As soon as the Danish media announced that Danish law-enforcement authorities may release an official statement regarding the case early on December 11, poker players began discussing the issue at online poker forums. Sunino, a member of Two Plus Two Poker, tried to link the case with a thread that was started in August 2013 about someone trying to cheat Viktor Blom. Blom had leveled some serious allegations of cheating against Robert Flink of Sweden and Peter Jepsen of Denmark in his “The Making of Viktor Blom,” a collection of articles. Blom alleged that Jepsen gave Flink access to his Bet365 account so that he could play with Blom and cheat him of $800,000.

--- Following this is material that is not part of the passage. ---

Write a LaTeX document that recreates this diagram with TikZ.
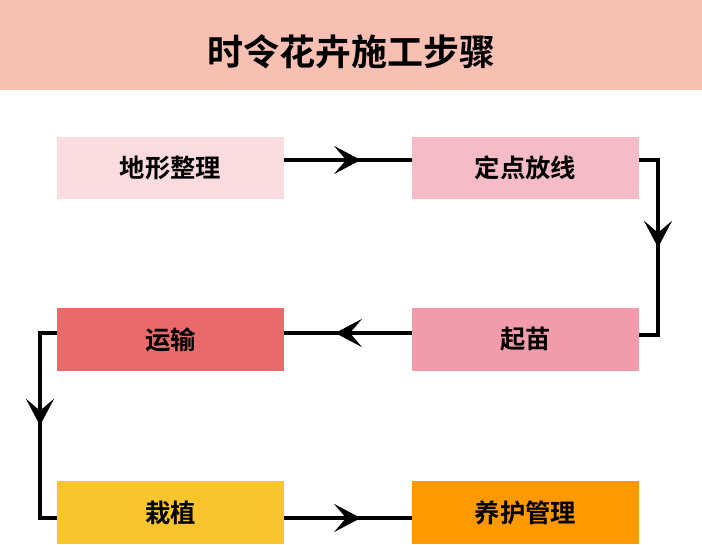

Explaining the issue, Jepsen had said: “I was contacted by Bet365. They came to me and claimed that they had evidence that I had let someone else use my account against Blom. I admitted it, and explained to them that my Swedish friend had lost his own bankroll and was desperate to continue playing. I don’t think what happened next has ever happened before or since.” Bet365 decided to settle the issue by asking Jepsen to play Blom $800,000.

In 2009, Matthew Pitt, the editor of PokerNews UK, said that the Danish poker pro had been involved in other cases of cheating too. Jepsen had explained that a friend suggested that he visit a poker site, which prompted him to install the latest version of Flash. Jepsen requested a friend who worked in the police IT department to investigate the site. The officer analyzed the poker site thoroughly and discovered that the site had a Trojan that could help it record the victims’ personal information, including their user names and passwords.